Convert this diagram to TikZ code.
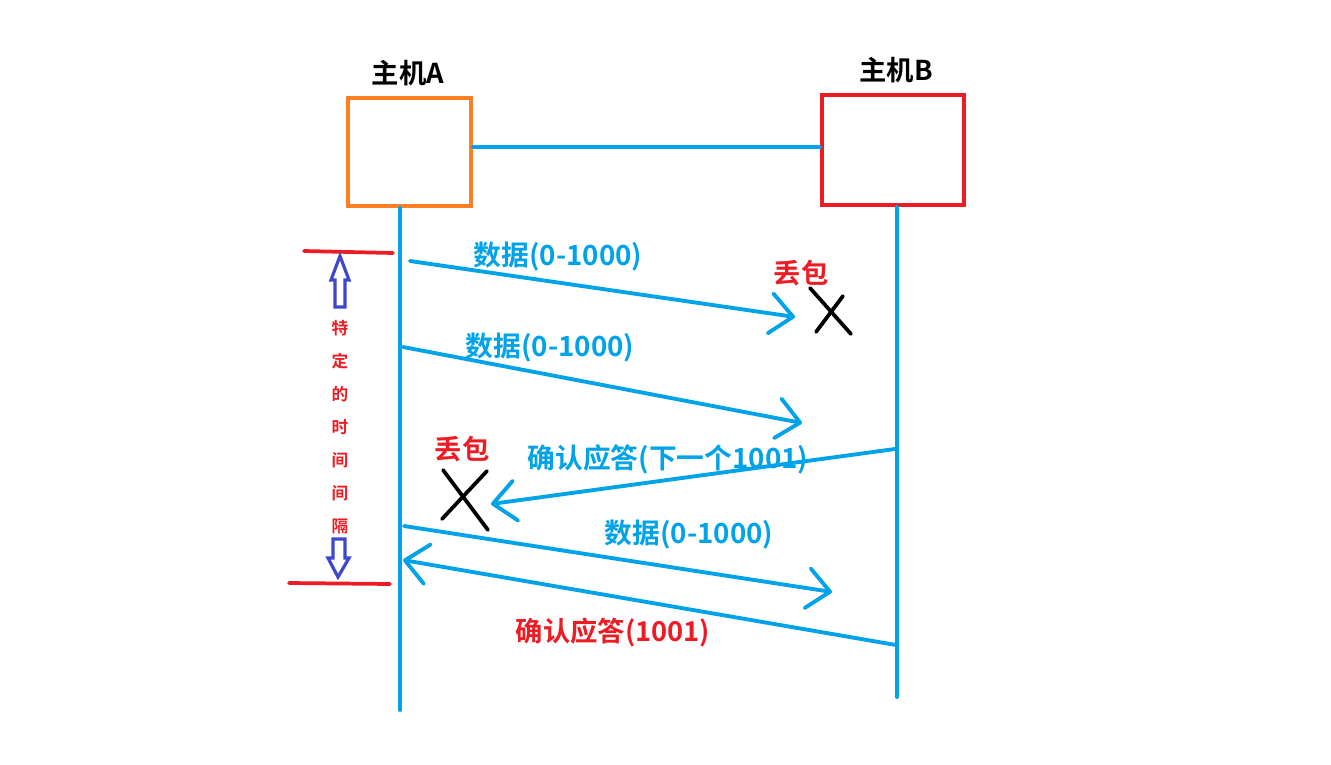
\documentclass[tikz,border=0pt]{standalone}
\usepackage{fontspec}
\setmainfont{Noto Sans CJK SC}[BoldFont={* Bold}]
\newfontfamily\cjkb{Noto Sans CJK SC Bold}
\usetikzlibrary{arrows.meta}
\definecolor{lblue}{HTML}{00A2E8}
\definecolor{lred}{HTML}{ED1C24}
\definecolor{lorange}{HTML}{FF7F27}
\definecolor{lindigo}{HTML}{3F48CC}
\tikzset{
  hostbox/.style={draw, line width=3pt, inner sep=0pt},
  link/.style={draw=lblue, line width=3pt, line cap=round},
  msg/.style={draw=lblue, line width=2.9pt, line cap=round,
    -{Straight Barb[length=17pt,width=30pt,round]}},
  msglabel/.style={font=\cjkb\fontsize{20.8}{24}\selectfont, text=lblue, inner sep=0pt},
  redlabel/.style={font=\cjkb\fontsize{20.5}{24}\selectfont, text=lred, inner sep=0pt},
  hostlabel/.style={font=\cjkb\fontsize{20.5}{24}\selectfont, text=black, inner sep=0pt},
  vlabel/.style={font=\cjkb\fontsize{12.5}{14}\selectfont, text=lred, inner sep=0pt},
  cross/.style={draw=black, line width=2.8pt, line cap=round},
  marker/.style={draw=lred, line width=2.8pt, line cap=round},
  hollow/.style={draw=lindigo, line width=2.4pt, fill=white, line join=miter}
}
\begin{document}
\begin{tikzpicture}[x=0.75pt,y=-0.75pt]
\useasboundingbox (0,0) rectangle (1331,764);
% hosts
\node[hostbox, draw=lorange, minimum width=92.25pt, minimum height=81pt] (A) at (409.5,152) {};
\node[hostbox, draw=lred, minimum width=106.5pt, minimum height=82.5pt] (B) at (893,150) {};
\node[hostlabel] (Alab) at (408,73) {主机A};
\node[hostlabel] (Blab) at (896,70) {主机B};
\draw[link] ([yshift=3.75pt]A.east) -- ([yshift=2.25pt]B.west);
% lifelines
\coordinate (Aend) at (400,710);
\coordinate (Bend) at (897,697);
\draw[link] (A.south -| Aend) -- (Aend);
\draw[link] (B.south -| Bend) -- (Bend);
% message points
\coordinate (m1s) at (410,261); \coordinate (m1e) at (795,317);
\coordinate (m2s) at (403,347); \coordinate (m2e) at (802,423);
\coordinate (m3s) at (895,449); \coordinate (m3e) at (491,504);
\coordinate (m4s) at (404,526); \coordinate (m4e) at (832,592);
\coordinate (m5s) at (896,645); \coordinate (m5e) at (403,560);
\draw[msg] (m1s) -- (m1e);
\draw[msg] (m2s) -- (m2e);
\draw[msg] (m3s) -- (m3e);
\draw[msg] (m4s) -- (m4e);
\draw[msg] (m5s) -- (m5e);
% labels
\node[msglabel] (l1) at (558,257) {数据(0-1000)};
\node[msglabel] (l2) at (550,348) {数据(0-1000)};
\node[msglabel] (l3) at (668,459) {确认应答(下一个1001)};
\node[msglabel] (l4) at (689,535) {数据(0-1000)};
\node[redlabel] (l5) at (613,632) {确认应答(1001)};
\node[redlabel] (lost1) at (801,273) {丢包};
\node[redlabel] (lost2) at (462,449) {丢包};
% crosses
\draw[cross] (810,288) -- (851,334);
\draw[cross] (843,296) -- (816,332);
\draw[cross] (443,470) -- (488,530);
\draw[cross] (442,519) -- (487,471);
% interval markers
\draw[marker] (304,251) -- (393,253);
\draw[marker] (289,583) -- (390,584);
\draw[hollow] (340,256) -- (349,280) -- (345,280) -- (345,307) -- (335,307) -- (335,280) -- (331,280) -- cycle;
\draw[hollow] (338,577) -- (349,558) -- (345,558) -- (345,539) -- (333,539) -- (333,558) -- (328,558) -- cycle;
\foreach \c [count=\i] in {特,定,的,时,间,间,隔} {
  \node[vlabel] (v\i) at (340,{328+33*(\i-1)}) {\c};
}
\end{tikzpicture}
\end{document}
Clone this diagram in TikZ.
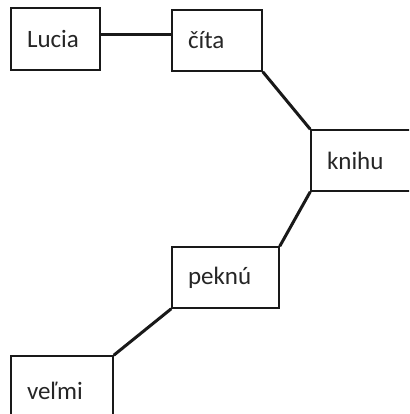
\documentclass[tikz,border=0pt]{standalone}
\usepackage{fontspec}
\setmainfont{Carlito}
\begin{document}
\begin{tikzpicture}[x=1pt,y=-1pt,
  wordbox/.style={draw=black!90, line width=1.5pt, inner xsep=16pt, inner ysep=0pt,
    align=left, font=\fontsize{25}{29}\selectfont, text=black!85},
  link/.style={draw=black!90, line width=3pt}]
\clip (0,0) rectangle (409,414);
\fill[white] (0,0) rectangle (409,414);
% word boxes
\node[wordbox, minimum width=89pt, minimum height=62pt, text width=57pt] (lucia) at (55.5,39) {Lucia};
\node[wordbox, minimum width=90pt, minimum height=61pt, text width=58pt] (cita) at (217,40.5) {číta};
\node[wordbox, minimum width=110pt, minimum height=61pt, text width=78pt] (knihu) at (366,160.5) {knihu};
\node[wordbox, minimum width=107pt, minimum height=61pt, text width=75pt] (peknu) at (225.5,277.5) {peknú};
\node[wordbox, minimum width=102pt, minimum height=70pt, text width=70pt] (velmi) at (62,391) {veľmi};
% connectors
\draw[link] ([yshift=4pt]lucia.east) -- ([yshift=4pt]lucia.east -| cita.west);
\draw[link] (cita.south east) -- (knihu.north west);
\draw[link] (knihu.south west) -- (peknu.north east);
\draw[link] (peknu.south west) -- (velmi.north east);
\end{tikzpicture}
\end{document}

WHAT THE TASK ASKS ▸ Copy out each line of the records where the string "this" appears.

RESPONSE BELOW ▸
Convert this diagram to TikZ code.
Clone this diagram in TikZ.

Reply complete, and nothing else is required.